MELALUI wawancara telepon itu, Nazaruddin juga melontarkan tuduhan tentang tidak bersihnya KPK dari ‘para maling’. Ia menyebut nama Chandra Hamzah, yang pernah juga dituduh dalam kasus suap terkait perkara Anggoro dan Anggodo Wijaya. Nazaruddin mengatakan Chandra Hamzah melakukan deal dengan Anas Urbaningrum, akan didukung untuk menjadi pimpinan KPK lagi (bersama Ade Rahardja) dengan syarat KPK tidak mengutik-utik Anas dan Angelina Sondakh dalam rentetan kasus yang mencuat belakangan ini. Nazaruddin mengaku punya bukti rekaman CCTV yang bisa membuktikan adanya pertemuan itu. Reaksi beberapa pimpinan KPK terhadap tudingan Nazaruddin, tidak cukup positif sekali ini. Ada kecenderungan mekanisme defensif para pimpinan KPK ini lebih mengedepan, sehingga memerlukan untuk menyerang balik bahwa Nazaruddin tak bisa dipercaya. Bagaimana kalau tudingan Nazaruddin kali ini ada benarnya? Kenapa KPK tak memilih saja untuk segera melakukan penyelidikan ke dalam dirinya? Apapun hasilnya, tetap saja baik bagi KPK. Kalau ada yang kotor, KPK bisa membersihkan diri dan layak tetap dipercaya. Kalau tak terbukti, orang akan semakin yakin terhadap kebersihan KPK, sehingga memilih akan selalu menempatkan diri bersama KPK setiap kali ada upaya memojokkan KPK.

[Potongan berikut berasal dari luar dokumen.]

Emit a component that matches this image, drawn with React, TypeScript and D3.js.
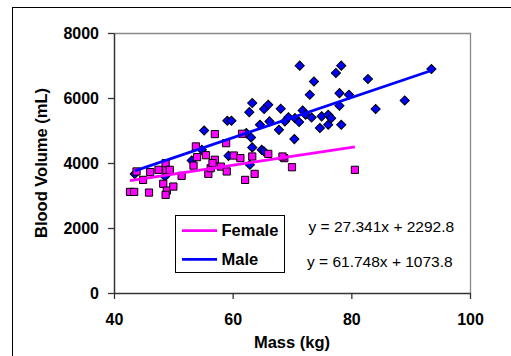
import React, { useEffect, useRef } from 'react';
import * as d3 from 'd3';

// female data (mass kg, blood volume mL)
const femaleMass = [42.7, 43.4, 43.8, 44.9, 45.9, 46.1, 47.5, 48.8, 48.7, 48.3, 48.9, 48.7, 49.4, 50.0, 51.4, 53.4, 53.8, 54.0, 55.5, 55.9, 56.3, 57.0, 57.0, 56.6, 58.0, 58.9, 59.0, 60.2, 61.3, 61.6, 62.1, 63.3, 63.7, 66.0, 68.7, 68.4, 70.0, 80.6];
const femaleVolume = [3110, 3110, 3740, 3480, 3090, 3720, 3790, 3790, 3995, 3360, 3150, 3020, 3790, 3275, 3605, 3920, 4510, 4180, 4240, 3665, 3840, 4890, 4100, 3995, 3890, 4610, 3740, 4230, 4150, 4900, 3480, 4200, 3665, 4280, 4150, 4200, 3870, 3790];

// male data
const maleMass = [43.5, 48.6, 53.1, 54.8, 55.2, 59.1, 59.8, 59.3, 62.8, 63.3, 62.3, 63.1, 63.3, 62.9, 64.6, 65.3, 66.0, 66.2, 64.9, 65.3, 68.1, 67.8, 68.8, 69.4, 70.4, 70.5, 71.2, 71.3, 71.8, 72.3, 73.0, 73.3, 73.7, 74.7, 75.0, 76.1, 76.1, 76.6, 77.4, 78.0, 78.0, 78.3, 78.3, 79.6, 82.8, 84.1, 89.0, 93.5];
const maleVolume = [3665, 3585, 4075, 4405, 5000, 5300, 5300, 4220, 5565, 5845, 4920, 4785, 4480, 3945, 5175, 5660, 5790, 5280, 4405, 4355, 5670, 5020, 5280, 5410, 4735, 5380, 5260, 6995, 5615, 5485, 6100, 5400, 6510, 5075, 5435, 5485, 5175, 5380, 6770, 6150, 5760, 6995, 5175, 6100, 6585, 5660, 5925, 6890];

// trendlines
const femaleSlope = 27.341;
const femaleIntercept = 2292.8;
const maleSlope = 61.748;
const maleIntercept = 1073.8;

const xTicks = [40, 60, 80, 100];
const yTicks = [0, 2000, 4000, 6000, 8000];

const FONT = "'Liberation Sans', Arial, sans-serif";

function Chart() {
    const ref = useRef(null);

    useEffect(() => {
        if (!ref.current) return;
        const svg = d3.select(ref.current);
        svg.selectAll("*").remove();

        const x = d3.scaleLinear().domain([40, 100]).range([114, 470]);
        const y = d3.scaleLinear().domain([0, 8000]).range([293, 33]);

        // outer chart border
        svg.append("rect")
            .attr("x", 12.5).attr("y", 7.5)
            .attr("width", 540).attr("height", 400)
            .attr("fill", "white").attr("stroke", "black");

        // plot area top / right border
        svg.append("path")
            .attr("d", `M${x(40)},${y(8000) + 0.5}H${x(100) + 0.5}V${y(0)}`)
            .attr("fill", "none").attr("stroke", "#888").attr("stroke-width", 1.3);

        const xAxis = svg.append("g")
            .attr("transform", `translate(0,${y(0)})`)
            .call(d3.axisBottom(x).tickValues(xTicks).tickSizeInner(6).tickSizeOuter(0).tickPadding(15).tickFormat(d3.format("d")));
        const yAxis = svg.append("g")
            .attr("transform", `translate(${x(40)},0)`)
            .call(d3.axisLeft(y).tickValues(yTicks).tickSizeInner(6).tickSizeOuter(0).tickPadding(9).tickFormat(d3.format("d")));

        [xAxis, yAxis].forEach(g => {
            g.select(".domain").attr("stroke", "#333").attr("stroke-width", 1.5);
            g.selectAll(".tick line").attr("stroke", "#333").attr("stroke-width", 1.3);
            g.selectAll(".tick text")
                .attr("fill", "black")
                .style("font-family", FONT)
                .style("font-size", "16px")
                .style("font-weight", "bold");
        });

        // axis titles
        svg.append("text")
            .attr("x", 292).attr("y", 348)
            .attr("text-anchor", "middle")
            .style("font-family", FONT).style("font-size", "16.5px").style("font-weight", "bold")
            .text("Mass (kg)");
        svg.append("text")
            .attr("transform", "translate(46.5,163) rotate(-90)")
            .attr("text-anchor", "middle")
            .style("font-family", FONT).style("font-size", "16.5px").style("font-weight", "bold")
            .text("Blood Volume (mL)");

        const male = maleMass.map((m, i) => ({ m, v: maleVolume[i] }));
        const female = femaleMass.map((m, i) => ({ m, v: femaleVolume[i] }));

        // male diamonds
        svg.append("g")
            .selectAll("path")
            .data(male)
            .join("path")
            .attr("d", d3.symbol(d3.symbolSquare, 42))
            .attr("transform", d => `translate(${x(d.m)},${y(d.v)}) rotate(45)`)
            .attr("fill", "#0000FF")
            .attr("stroke", "black")
            .attr("stroke-width", 1);

        // female squares
        svg.append("g")
            .selectAll("path")
            .data(female)
            .join("path")
            .attr("d", d3.symbol(d3.symbolSquare, 52))
            .attr("transform", d => `translate(${x(d.m)},${y(d.v)})`)
            .attr("fill", "#FF00FF")
            .attr("stroke", "black")
            .attr("stroke-width", 1);

        // trendlines
        const fExt = d3.extent(femaleMass);
        const mExt = d3.extent(maleMass);
        const line = d3.line().x(d => x(d[0])).y(d => y(d[1]));
        svg.append("path")
            .attr("d", line(fExt.map(m => [m, femaleSlope * m + femaleIntercept])))
            .attr("stroke", "#FF00FF").attr("stroke-width", 2.8).attr("fill", "none");
        svg.append("path")
            .attr("d", line(mExt.map(m => [m, maleSlope * m + maleIntercept])))
            .attr("stroke", "#0000FF").attr("stroke-width", 2.8).attr("fill", "none");

        // legend
        const lg = svg.append("g");
        lg.append("rect")
            .attr("x", 175.5).attr("y", 215.5)
            .attr("width", 109).attr("height", 57)
            .attr("fill", "white").attr("stroke", "black");
        [["Female", "#FF00FF", 230.7, 236.3], ["Male", "#0000FF", 259.3, 265]].forEach(([name, color, ly, ty]) => {
            lg.append("line")
                .attr("x1", 182).attr("x2", 217).attr("y1", ly).attr("y2", ly)
                .attr("stroke", color).attr("stroke-width", 2.8);
            lg.append("text")
                .attr("x", 221.5).attr("y", ty)
                .style("font-family", FONT).style("font-size", "16.5px").style("font-weight", "bold")
                .text(name);
        });

        // equations
        svg.append("text")
            .attr("x", 308.5).attr("y", 231.5)
            .style("font-family", FONT).style("font-size", "15.5px")
            .text(`y = ${femaleSlope}x + ${femaleIntercept}`);
        svg.append("text")
            .attr("x", 307).attr("y", 266.5)
            .style("font-family", FONT).style("font-size", "15.5px")
            .text(`y = ${maleSlope}x + ${maleIntercept}`);
    }, []);

    return (
        <svg
            ref={ref}
            width={511}
            height={356}
            style={{ position: "absolute", left: 0, top: 0, background: "white" }}
        />
    );
}

export default function App() {
    return <Chart />;
}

Publik pasti lebih percaya kepada KPK. Tapi itu tak harus membuat kita menganggap KPK itu terdiri dari para malaikat yang tak pernah salah. Jadi kita semua harus lebih tanggap setiap kali ada tudingan tentang ketidakbersihan KPK. Kita harus segera mencari tahu dan dibuat tahu bahwa tudingan itu benar atau tidak. Barangkali begitu cara kita semua untuk menjaga lembaga yang menjadi harapan sisa dalam pemberantasan korupsi. Adalah sangat dangkal ucapan salah seorang pimpinan KPK yang mengatakan tak ada gunanya untuk menanggapi nyanyian ‘kosong’. KPK jangan mengikuti jalan pikiran penjaga malam yang malas. Saat ada anjing menggonggong atau angsa menguik gaduh di tengah malam, yang mungkin saja karena ada maling sedang menyelinap, sang penjaga malam malas memeriksa. Pagi-pagi baru ‘menyesal’ karena ternyata ada yang kemalingan.

KPK itu kini memiliki tim psikologi forensik yang punya metode dan kemampuan cukup prima dalam memeriksa saksi atau tersangka. KPK memiliki bukan hanya wewenang yang super, penyadapan dan sebagainya, tetapi juga sejumlah kelengkapan lain yang di atas rata-rata dibandingkan lembaga penegakan hukum lainnya. Dan yang terpenting di atas segalanya, ia mendapat dukungan kuat dan kepercayaan yang masih begitu besarnya dari sebagian terbesar masyarakat. Sepantasnya KPK mulai bergerak. Nazaruddin meniupkan asap, cari apinya. Rambah saja, dan tak usah membebani diri dengan pikiran-pikiran berbau politik.

Entah bagaimana caranya, KPK harus yang lebih dulu menemukan Nazaruddin. Bila Nazaruddin jatuh ke tangan yang salah, di luar KPK, sudah bisa diramalkan bagaimana akhir dari cerita. Bukankah kita sudah punya pengalaman pahit dengan sejumlah whistler blower atau setidaknya orang-orang yang bisa sekaligus menjadi whistle blower, seperti Antasari Azhar, Susno Duadji dan Gayus Tambunan, bahkan juga Anggodo Wijaya, yang semuanya jatuh ke tangan yang salah? Semestinya mereka bisa digiring membantu pengungkapan sejumlah kasus besar lainnya di tubuh kekuasaan, tetapi kini berhasil terbungkamkan. Banyak cerita gelap lalu bisa menjadi gelap selamanya.